Et "l'intérêt à agir", nous diriez-vous ? Justement, le référé précontractuel n'est ouvert qu'aux personnes ayant vocation à signer le contrat de marché public. Qu'à cela ne tienne, présente un intérêt à agir toute personne qui a intérêt à conclure le contrat et est susceptible d'être lésée par les manquements incriminés (CE, 16 décembre 1996, n° 15823). Aussi, la société qui a présenté une offre est, de ce fait même, habilitée à agir (CE, 13 décembre 1996, n° 169706).

Convenons que cette jurisprudence permissive allait à l'encontre des principes même exposés à l'article 1er du Code des marchés publics, pour lequel "les marchés publics et les accords-cadres soumis au présent code respectent les principes de liberté d'accès à la commande publique, d'égalité de traitement des candidats et de transparence des procédures". Ces principes ne sauraient, ainsi, tolérer qu'une procédure administrative, le référé précontractuel, dont la finalité est justement de tenir compte du préjudice subi par les candidats à un marché afin de relancer la procédure sur le terrain de la transparence et de la libre concurrence, soit détournée de son objet. "La mort du jardinier n'est rien qui lèse un arbre.

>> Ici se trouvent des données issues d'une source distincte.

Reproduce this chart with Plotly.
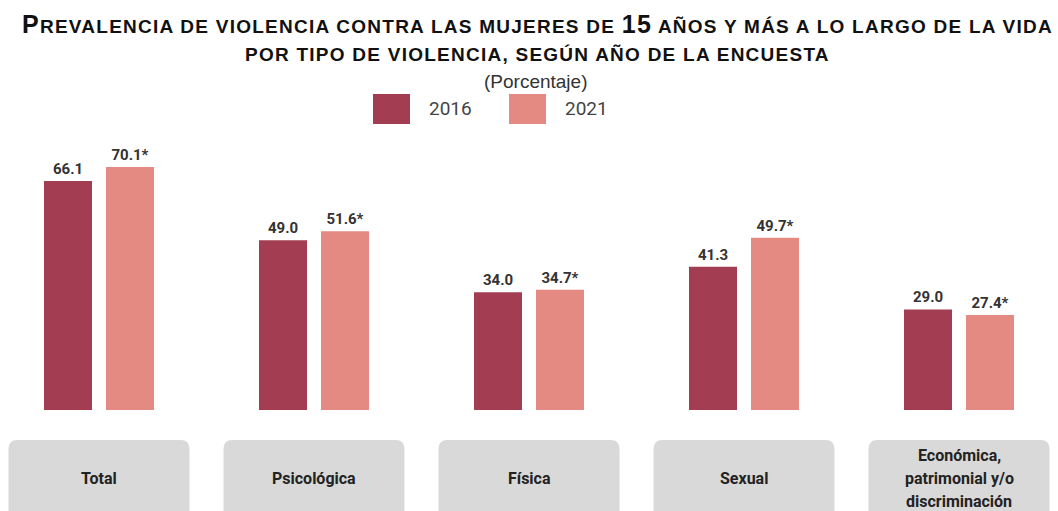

Mais si tu menaces l'arbre, alors meurt deux fois le jardinier" (Antoine de Saint-Exupéry).

La prophétie bucolique est écartée, et "Pandore" referme la boîte (littéralement une jarre), par un spectaculaire revirement en date du 3 octobre 2008, sur lequel revient, cette semaine, François Brenet, Maître de conférences à l'Université de Paris VIII. Aux termes de cet arrêt rendu par le Conseil d'Etat, une erreur d'indication dans la rubrique relative à l'Accord international sur les marchés publics n'est pas nécessairement synonyme d'annulation du marché, étant donné qu'il ne résulte pas de l'instruction que la société requérante, dont la candidature a été admise et qui a présenté une offre, soit susceptible d'avoir été lésée par les irrégularités ainsi invoquées, qui se rapportent à une phase de la procédure antérieure à la sélection de son offre. Désormais, l'office du juge des référés précontractuels doit rechercher si l'entreprise qui le saisit se prévaut de manquements qui, eu égard à leur portée et au stade de la procédure auquel ils se rapportent, sont susceptibles de l'avoir lésée. C'est donc sur la base d'un critère plus sévère de l'intérêt à agir des entreprises en référé précontractuel que les juges doivent trouver les solutions à ce type de litige.